Don’t Breathe Movie Review

New movie traumatizes audiences

by Sydney Booth

Don’t Breathe is the newest must-see thriller from Fede Alvarez for those who can not handle demons and ghosts attacking innocent victims in forests or spooky houses. Instead, these characters are terrorized by one another as three troubled teens try to escape the home of a blind ex-veteran when a robbery goes wrong. In this edge-of-your-seat thriller, no one is safe in the man’s house of horrors.

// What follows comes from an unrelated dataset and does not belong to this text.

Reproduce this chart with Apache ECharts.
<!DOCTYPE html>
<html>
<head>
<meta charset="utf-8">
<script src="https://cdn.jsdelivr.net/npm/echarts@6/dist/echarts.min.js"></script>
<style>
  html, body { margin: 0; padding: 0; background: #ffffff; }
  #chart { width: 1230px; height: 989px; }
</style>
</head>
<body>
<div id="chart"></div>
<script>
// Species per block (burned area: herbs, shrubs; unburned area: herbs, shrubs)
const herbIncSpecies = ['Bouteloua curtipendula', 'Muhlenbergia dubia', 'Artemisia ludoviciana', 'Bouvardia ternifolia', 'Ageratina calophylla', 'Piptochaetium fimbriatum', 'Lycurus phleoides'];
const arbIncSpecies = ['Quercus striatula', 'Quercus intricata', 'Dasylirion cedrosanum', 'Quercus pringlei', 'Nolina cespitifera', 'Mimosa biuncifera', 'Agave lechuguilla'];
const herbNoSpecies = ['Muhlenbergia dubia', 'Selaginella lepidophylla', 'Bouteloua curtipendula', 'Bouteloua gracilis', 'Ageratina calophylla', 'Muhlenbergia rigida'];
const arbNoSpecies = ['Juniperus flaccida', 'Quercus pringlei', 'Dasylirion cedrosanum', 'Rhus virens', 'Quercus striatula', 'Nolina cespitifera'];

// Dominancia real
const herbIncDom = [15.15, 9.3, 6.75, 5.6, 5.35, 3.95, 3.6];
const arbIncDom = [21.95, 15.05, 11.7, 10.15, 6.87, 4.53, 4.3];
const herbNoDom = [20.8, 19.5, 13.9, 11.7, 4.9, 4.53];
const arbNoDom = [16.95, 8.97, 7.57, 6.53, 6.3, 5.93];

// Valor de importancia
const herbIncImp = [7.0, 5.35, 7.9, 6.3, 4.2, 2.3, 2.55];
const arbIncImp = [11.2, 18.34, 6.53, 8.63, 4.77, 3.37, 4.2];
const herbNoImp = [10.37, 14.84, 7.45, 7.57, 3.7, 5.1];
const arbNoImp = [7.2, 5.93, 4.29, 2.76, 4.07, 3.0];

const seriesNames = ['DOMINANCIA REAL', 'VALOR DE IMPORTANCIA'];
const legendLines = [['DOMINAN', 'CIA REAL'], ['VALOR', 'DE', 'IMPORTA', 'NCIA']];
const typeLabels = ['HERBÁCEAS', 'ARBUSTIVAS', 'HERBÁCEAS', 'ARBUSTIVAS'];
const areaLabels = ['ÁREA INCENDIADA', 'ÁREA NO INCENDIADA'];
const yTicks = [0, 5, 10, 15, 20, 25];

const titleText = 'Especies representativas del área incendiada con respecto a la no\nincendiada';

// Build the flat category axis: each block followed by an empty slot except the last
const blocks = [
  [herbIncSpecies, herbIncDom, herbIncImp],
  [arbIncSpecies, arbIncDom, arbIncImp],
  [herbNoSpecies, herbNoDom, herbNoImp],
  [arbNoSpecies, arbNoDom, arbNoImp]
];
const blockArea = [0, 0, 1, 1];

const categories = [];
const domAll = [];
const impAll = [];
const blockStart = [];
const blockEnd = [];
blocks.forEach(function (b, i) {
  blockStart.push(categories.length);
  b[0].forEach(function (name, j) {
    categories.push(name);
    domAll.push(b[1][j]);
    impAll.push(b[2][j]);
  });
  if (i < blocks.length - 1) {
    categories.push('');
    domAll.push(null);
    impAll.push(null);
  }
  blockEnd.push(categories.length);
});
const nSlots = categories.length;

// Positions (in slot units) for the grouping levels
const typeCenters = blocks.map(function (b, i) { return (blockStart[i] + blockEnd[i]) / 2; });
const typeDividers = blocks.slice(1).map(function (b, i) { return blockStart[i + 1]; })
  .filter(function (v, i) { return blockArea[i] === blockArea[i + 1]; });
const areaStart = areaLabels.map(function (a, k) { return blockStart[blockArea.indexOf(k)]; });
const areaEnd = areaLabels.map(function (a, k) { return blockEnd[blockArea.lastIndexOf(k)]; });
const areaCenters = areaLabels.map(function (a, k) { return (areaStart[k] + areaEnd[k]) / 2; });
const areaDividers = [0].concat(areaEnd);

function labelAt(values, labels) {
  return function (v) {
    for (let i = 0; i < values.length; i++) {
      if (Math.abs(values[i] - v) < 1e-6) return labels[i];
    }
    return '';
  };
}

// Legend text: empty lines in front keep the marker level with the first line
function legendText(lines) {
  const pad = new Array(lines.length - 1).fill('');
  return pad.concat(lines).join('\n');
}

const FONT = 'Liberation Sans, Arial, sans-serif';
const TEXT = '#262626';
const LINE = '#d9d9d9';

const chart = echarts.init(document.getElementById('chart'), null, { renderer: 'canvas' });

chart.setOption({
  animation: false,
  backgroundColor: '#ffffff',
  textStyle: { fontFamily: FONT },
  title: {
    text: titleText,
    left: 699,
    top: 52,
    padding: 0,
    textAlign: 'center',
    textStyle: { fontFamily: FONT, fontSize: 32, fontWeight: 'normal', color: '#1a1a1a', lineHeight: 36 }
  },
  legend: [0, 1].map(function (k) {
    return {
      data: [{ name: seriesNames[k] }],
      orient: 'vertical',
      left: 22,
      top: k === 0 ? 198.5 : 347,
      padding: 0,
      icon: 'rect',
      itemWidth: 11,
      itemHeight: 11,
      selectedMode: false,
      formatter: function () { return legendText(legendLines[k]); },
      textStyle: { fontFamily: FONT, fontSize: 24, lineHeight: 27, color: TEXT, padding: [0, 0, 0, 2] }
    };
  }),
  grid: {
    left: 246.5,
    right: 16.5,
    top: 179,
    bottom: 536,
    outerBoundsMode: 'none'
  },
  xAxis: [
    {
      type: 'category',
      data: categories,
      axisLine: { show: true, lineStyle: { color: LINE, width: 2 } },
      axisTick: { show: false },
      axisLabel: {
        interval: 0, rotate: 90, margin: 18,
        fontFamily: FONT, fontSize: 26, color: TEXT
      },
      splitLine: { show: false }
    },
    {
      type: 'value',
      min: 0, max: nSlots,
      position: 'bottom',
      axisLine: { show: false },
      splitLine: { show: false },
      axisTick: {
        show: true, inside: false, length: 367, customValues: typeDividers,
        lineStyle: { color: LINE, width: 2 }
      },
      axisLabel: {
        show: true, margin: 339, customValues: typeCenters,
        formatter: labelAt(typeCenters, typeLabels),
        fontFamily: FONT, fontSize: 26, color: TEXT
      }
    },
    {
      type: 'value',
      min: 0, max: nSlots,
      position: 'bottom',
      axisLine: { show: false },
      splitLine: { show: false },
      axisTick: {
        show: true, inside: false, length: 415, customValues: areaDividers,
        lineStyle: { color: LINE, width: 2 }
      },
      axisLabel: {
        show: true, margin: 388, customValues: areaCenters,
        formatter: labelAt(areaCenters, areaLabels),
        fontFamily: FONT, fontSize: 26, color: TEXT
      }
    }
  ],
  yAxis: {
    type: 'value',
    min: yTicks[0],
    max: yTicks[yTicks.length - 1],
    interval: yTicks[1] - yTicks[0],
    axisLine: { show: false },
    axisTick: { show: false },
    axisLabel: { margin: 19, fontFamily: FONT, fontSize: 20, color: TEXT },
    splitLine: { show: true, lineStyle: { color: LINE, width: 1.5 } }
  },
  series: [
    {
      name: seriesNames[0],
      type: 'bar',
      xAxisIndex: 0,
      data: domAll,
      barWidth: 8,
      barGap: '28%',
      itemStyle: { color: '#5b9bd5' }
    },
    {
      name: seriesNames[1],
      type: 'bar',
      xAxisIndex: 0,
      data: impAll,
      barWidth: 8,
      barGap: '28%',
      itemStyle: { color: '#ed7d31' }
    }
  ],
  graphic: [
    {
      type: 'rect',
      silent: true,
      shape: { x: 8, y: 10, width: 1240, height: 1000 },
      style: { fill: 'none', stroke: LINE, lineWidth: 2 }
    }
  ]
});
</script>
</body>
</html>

Rocky, Alex, and Money are three teens from Detroit who make their living off of the backs of others. Their goal is to amass enough dough to get to California, and they thought they found the job that might get them there. Upon hearing a rumor that a blind man in a deserted Detroit neighborhood has millions in cash in his home from a settlement he got when his daughter was killed, the three gear up for what they think will be an easy heist. Things quickly spiral downhill when guns go off and the kids are forced to be absolutely silent so the man can not hear them and find them. Desperately seeking escape, Rocky stumbles upon a terrifying secret in the basement that will make escape harder, and survival a fleeting possibility.

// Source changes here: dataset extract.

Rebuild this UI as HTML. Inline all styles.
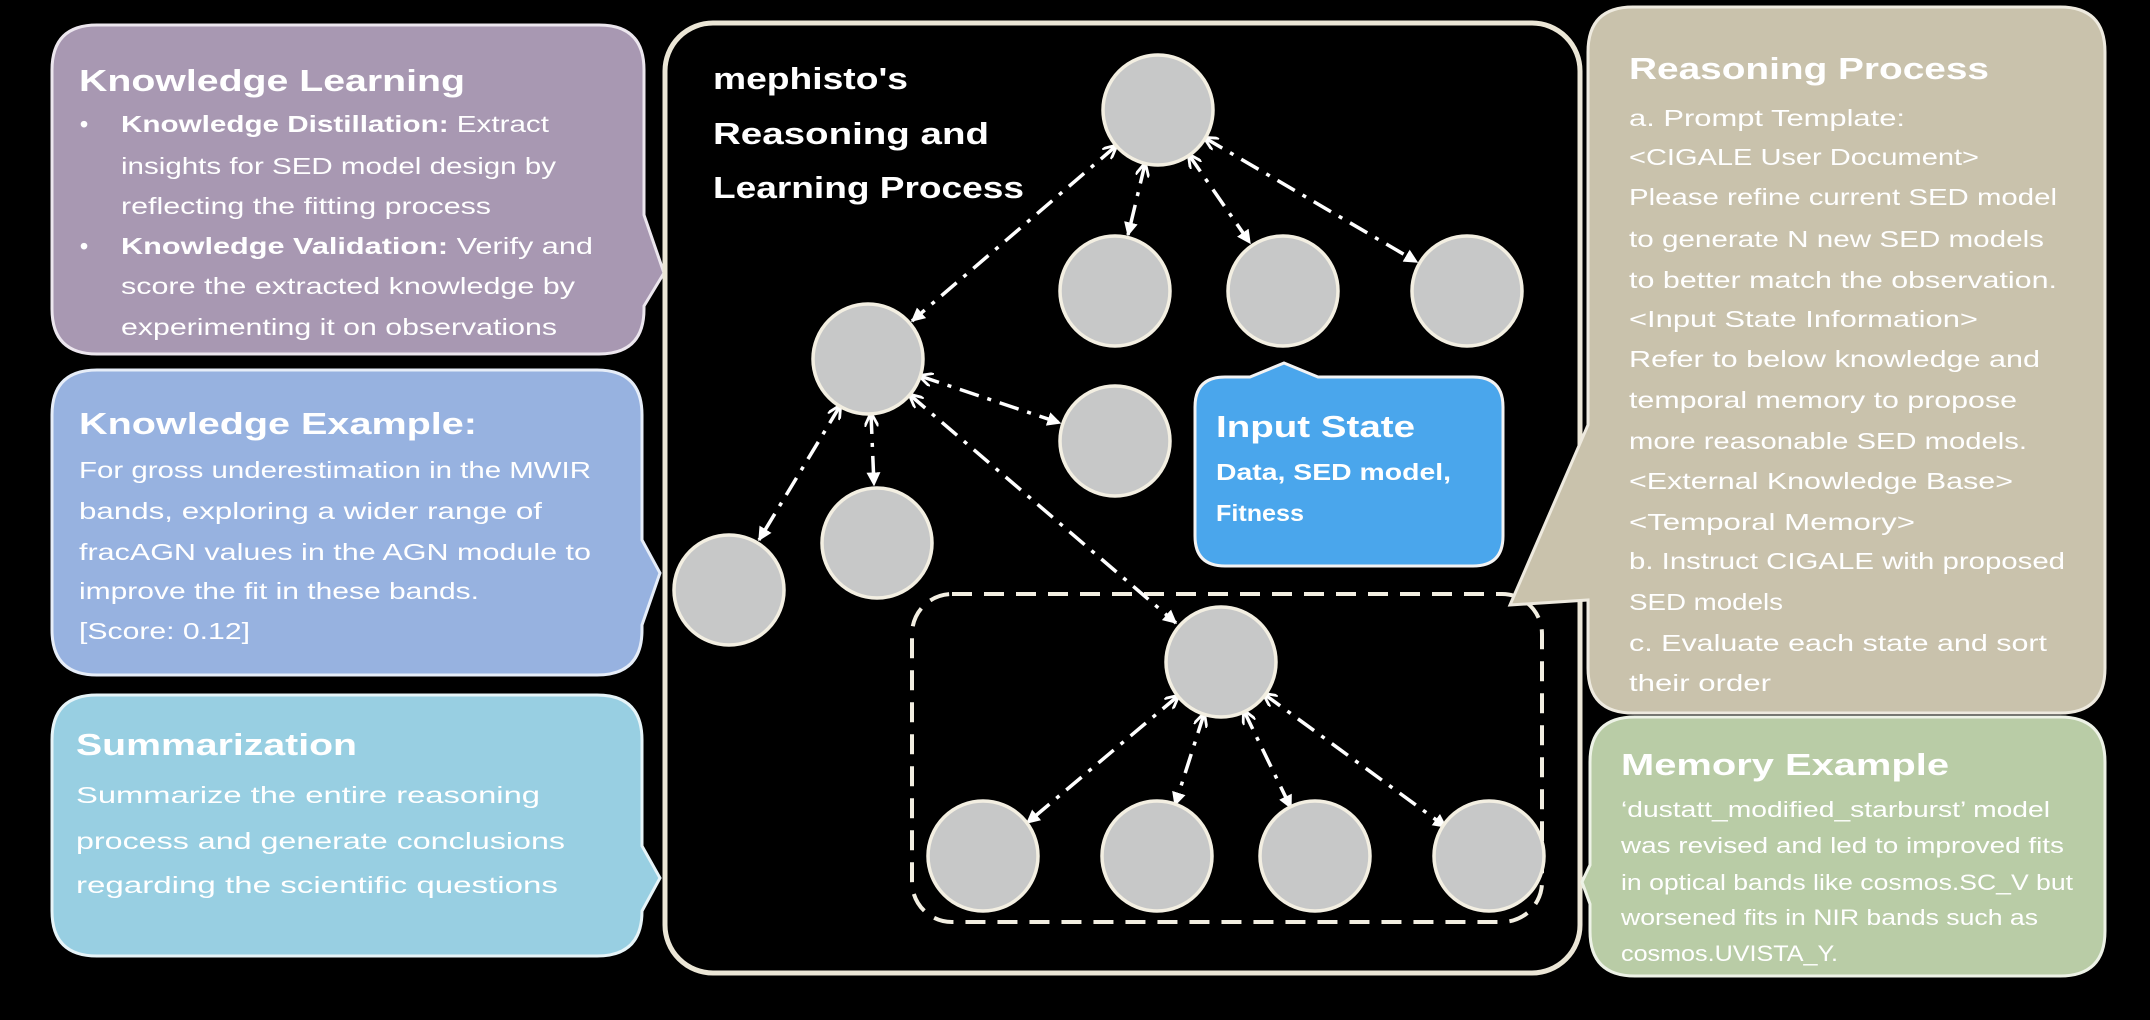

The most common theme in this genre-pleasing flick is relentless peril and endangerment–almost to the point where the recurrence of the “subdued” blind man is annoying. Whenever one of the teens (specifically Rocky) escapes his grasp, she winds back up being assaulted again with the possibility of death increasing every time. It is easy to see throughout the film that many other methods could have worked for the teens to get out of the house. The fact that there were three teens and only one old man (granted, an ex-veteran) suggested that the kids could have easily overpowered the man if they had put all of their effort into it. As with almost every other action movie out there, scenes of violence occur and characters are remarkably able to get back up after every single punch that would knock every normal person out cold. One scene, where Rocky seizes a chance to attack, in particular was very unrealistic, but other scenes depicted fights that were heart-wrenching and entertaining. Although the movie has very little dialogue for the most part, the dim lighting, creepy setting, jump-scares, and camera work were enough in themselves to keep viewers heavily invested.

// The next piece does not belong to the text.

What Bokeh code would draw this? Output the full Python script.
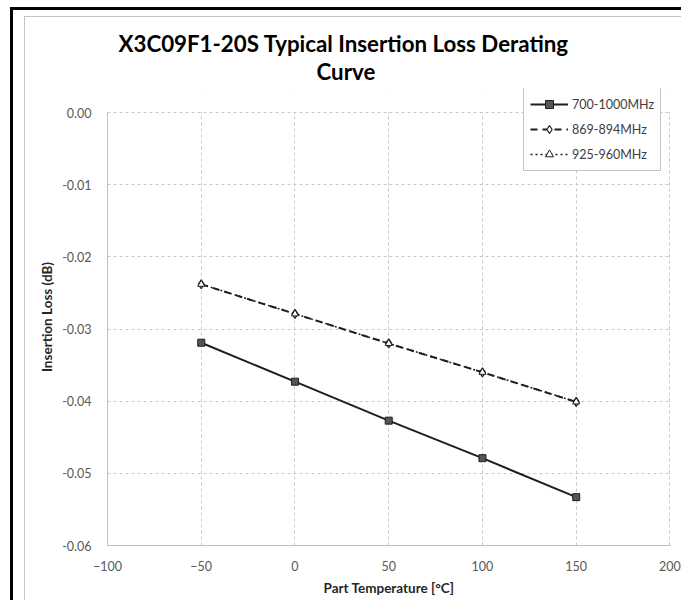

One of the best parts of the movie as a whole is that no one is solely guilty. The kids chose to rob a house and met a man who was willing to fight. As far as acting goes, Stephen Lang (blind man) was exceptional, and he fit the role of a veteran very accurately. The real surprise was the great acting from Jane Levy (Rocky) who is known for only about three roles. One of which was the movie Evil Dead, which was also directed by Fede Alvarez. For what little movie exposure she has had, her fear always seemed genuine and she was undoubtedly a great woman to play the role of Rocky.

So far, Don’t Breathe has made 35.6 million U.S. dollars at the box office. It has gotten a C grade from about every major reviewer: a 78% on Rotten Tomatoes, a 71% on Metacritic, and a 7.7/10 on IMdb. Alvares’s movie Evil Dead (2013) got lower scores from the three reviewers, but had made more, so far, than Don’t Breathe with 97.5 million U.S. dollars.